I planned a little novelette for the end of summer, but I failed my challenge. Too many things kept popping up and I found myself more than distracted by the Every Simpsons Ever marathon (there is a blog post coming about that). I want to write the novelette and some point because I think it's a strong story.Then the big project that has been the last 7 or 8 years of my life (SEASONS) that needs some attention. SPRING and SUMMER need some polishing before I can move away from them...I believe in my heart of hearts that something will happen with them sooner than later, so that's moved up in priority in my heart and mind. The funny thing is that as I'm reading SPRING is stronger than I thought and I'm looking forward to it. On top of that I am challenging almost all my classes to participate in NANOWRIMO and I am going to do it with them. I have a completely different project I have in mind for it but we'll see.

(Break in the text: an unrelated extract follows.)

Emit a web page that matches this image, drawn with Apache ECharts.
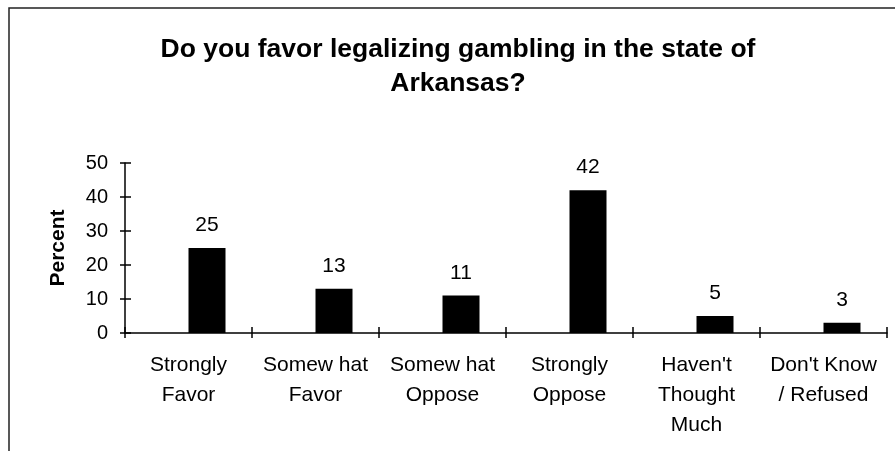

It's all about time and that's at a massive premium right now. And that's a little stressful, mostly because of the pressure I put on myself. I have to make realistic writing plans instead of grandiose ones where I imagine that somehow I am going to write 12,000 words over a weekend. That's just not plausible. My life is too hectic right now. I'm trying to work on my craft not just as a writer but as a teacher. I've decided that I want to really step up my game and that interferes (it's a bad word choice) with my writing. I have to be realistic. I know that I'm talented enough to be a published and successful writer, I'm just not there yet. I need to focus on what is paying the bills: teaching. I want to get better. I'm taking on more responsibilities at school this year: extra class in the afternoon after school, department liaison to the principal and acting as a mentor to young men in the building on top of trying to be more organized as an instructor and working on my student feedback. As I write this, my head spins.
The one benefit I have is that writing is integral to my job as an English teacher, so it makes sense for me to write. So, I'm going to pull out my writer's notebook and write out said plan and go from there. Hopefully I'll have something exciting to announce sooner rather than later.